Z publiczności padło pytanie, czy skupienie się na pedofilii w kontekście katolickiego duchowieństwa nie jest zbyt upraszczające. Twórcy podkreślali jednak, że gdyby afera dotyczyła np. ślusarzy czy nauczycieli, to nie stałaby za takimi osobami silna organizacja. Sprawa nie byłaby zamieciona pod dywan, a sprawca nie zostałby przeniesiony do innego warsztatu czy szkoły. Smarzowski kilkukrotnie zwracał uwagę na to, że „Kler” to krytyka instytucji, a nie wiary jako takiej.
Reżyser powiedział, że nie interesuje go jednostronna reakcja na film ze strony ateistów: „Zdaję sobie sprawę z tego, że część ludzi mogła zostać dotknięta, ale wydaje mi się, że w szerszym wymiarze film zrobił więcej dobrego niż złego. Ten film jest adresowany do katolików, nie do takich ludzi jak ja. Mnie interesuje, czy widzowie po wyjściu z kina pomyślą, że są współodpowiedzialni za tę opowieść, którą zobaczyli, dając przyzwolenie. Mam nadzieję, że ten film ośmieli katolików do patrzenia na księży ja na ludzi, a nie na świętych”.
Cel, jakim było wywołanie dyskusji wśród katolików, został osiągnięty – większość wypowiadających się wczoraj osób utożsamiała się z katolicyzmem, parę spośród nich zaznaczało, że mimo wszystko nie czują się współwinne za grzechy Kościoła jako instytucji. Padały deklaracje o otwartej krytyce ze strony wiernych złych zachowań wśród duchowieństwa.
Rzehak dodał, że wciąż ma przed oczami relacje ofiar księży i dla niego to jest punkt, za którym nie ma już kompromisu. Nie można uciekać od takiego tematu, nawet jeśli jest tak bolesny. Na komentarze, że może brakuje jakiegoś pozytywnego rozwiązania, twórcy odpowiadali, że „Kler” nie powstał po to, by dawać gotowe rozwiązania ex cathedra, lecz by skłonić widzów do myślenia.
Jarosław Jaworski spytał obu twórców, co sadzą o argumentach ze strony krytyków filmu, które opierają się na założeniu, że o Kościele mogą wypowiadać się tylko jego członkowie. Smarzowski odpowiedział, że idąc dalej tą logiką okazałoby się, że tylko kosmonauci mogą kręcić filmy o kosmosie. Co więcej, stwierdził, że gdyby za ten temat zabrał się katolik, jednak zawsze byłby to film z jakimś przyklękiem.

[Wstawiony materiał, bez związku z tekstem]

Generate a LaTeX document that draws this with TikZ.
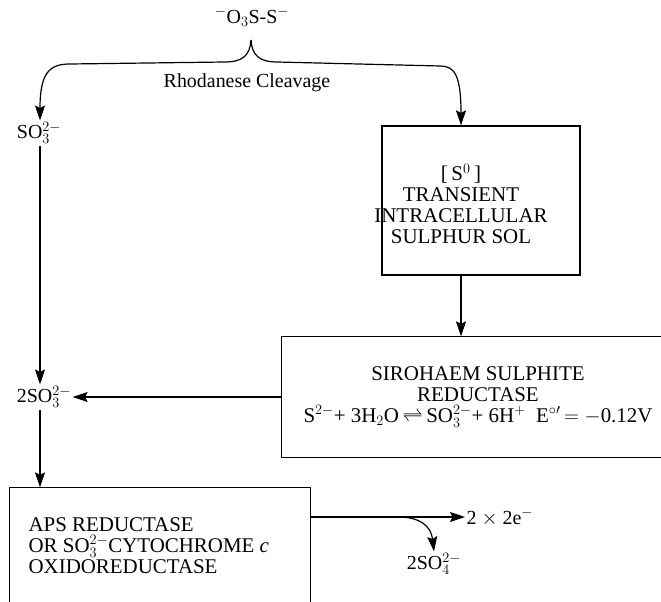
\documentclass[tikz,border=0pt]{standalone}
\usepackage{fontspec}
\setmainfont{Liberation Serif}
\usetikzlibrary{arrows.meta}
\begin{document}
\begin{tikzpicture}[x=1bp,y=-1bp,line width=1.2bp,
  arr/.style={-{Stealth[length=15bp,width=10bp,inset=2.5bp]}},
  txt/.style={font=\fontsize{20}{21}\selectfont,inner sep=1bp},
  btxt/.style={font=\fontsize{21}{21}\selectfont,inner sep=1bp},
  boxshape/.style={inner sep=0pt}]
\useasboundingbox (0,0) rectangle (661,602);
% nodes
\node[txt] (top) at (252,17) {$^{-}$O$_3$S-S$^{-}$};
\coordinate (fork) at (251,40);
\node[txt] (rc) at (247,83) {Rhodanese Cleavage};
\node[txt] (so3a) at (39,133) {SO$_3^{2-}$};
\node[txt] (so3b) at (44,397) {2SO$_3^{2-}$};
\node[draw,boxshape,minimum width=198bp,minimum height=149bp] (box1) at (481,200.5) {};
\node[btxt,align=center] (t1) at (461,204) {[\,S$^0$\,]\\TRANSIENT\\INTRACELLULAR\\SULPHUR SOL};
\node[boxshape,minimum width=379bp,minimum height=120bp] (box2) at (471.5,397) {};
\node[btxt,align=center] (t2) at (478,397) {SIROHAEM SULPHITE\\REDUCTASE\\S$^{2-}$+ 3H$_2$O\,$\rightleftharpoons$\,SO$_3^{2-}$+ 6H$^+$\ \ E$^{\circ\prime}$\,$=-$0.12V};
\node[boxshape,minimum width=300bp,minimum height=114bp] (aps) at (160,545) {};
\node[btxt,align=left,anchor=north west] (t3) at (27,516) {APS REDUCTASE\\OR SO$_3^{2-}$CYTOCHROME \textit{c}\\OXIDOREDUCTASE};
\node[txt,anchor=west] (e2) at (465,517) {2 $\times$ 2e$^-$};
\node[txt] (so4) at (434,564) {2SO$_4^{2-}$};
\coordinate (br) at (398,517);
% open boxes
\draw (box2.north east) -- (box2.north west) -- (box2.south west) -- (box2.south east);
\draw (aps.south west) -- (aps.north west) -- (aps.north east) -- (aps.south east);
% connectors
\draw[arr] (fork) .. controls (250,55) and (243,62) .. (225,62) -- (70,64) .. controls (50,64) and (40,72) .. (so3a.north -| 40,0);
\draw[arr] (fork) .. controls (252,55) and (259,62) .. (277,62) -- (440,66) .. controls (454,66) and (461,74) .. (t1 |- box1.north);
\draw[arr] (t1 |- box1.south) -- (t1 |- box2.north);
\draw[arr] (so3a.south -| 40,0) -- (so3b.north -| 40,0);
\draw[arr] (box2.west) -- (so3b.east);
\draw[arr] (so3b.south -| 40,0) -- (aps.north -| 40,0);
\draw[arr] (aps.east |- e2) -- (e2.west);
\draw[arr] (br) .. controls (420,517) and (431,526) .. (so4.north);
\end{tikzpicture}
\end{document}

Twórcy podkreślili, że „Kler” jest filmem fabularnym, a nie dokumentem, ale jednak przedstawione historie oparte są na wydarzeniach, które miały miejsce. W trakcie przygotowywania scenariusza Rzehak korzystał m.in. z pomocy byłych księży, a Smarzowski wspomniał, że ma na skrzynce mailowej kilka wiadomości od księży, którzy jeszcze by dorzucili kilka pomysłów. Tyle, że starczyłoby na „Kler 2: Pojedynek kapłanów”. Taki film jednak raczej nie powstanie.
Z sali padło też pytanie: skąd taka ogólna beznadzieja w filmach Smarzowskiego? „Ja już tak mam, dla mnie szklanka jest zawsze do połowy pusta” - stwierdził reżyser. Dodał jednak także, że kręci swoje filmy z nadzieją, że świat stanie się dzięki temu odrobinę lepszy.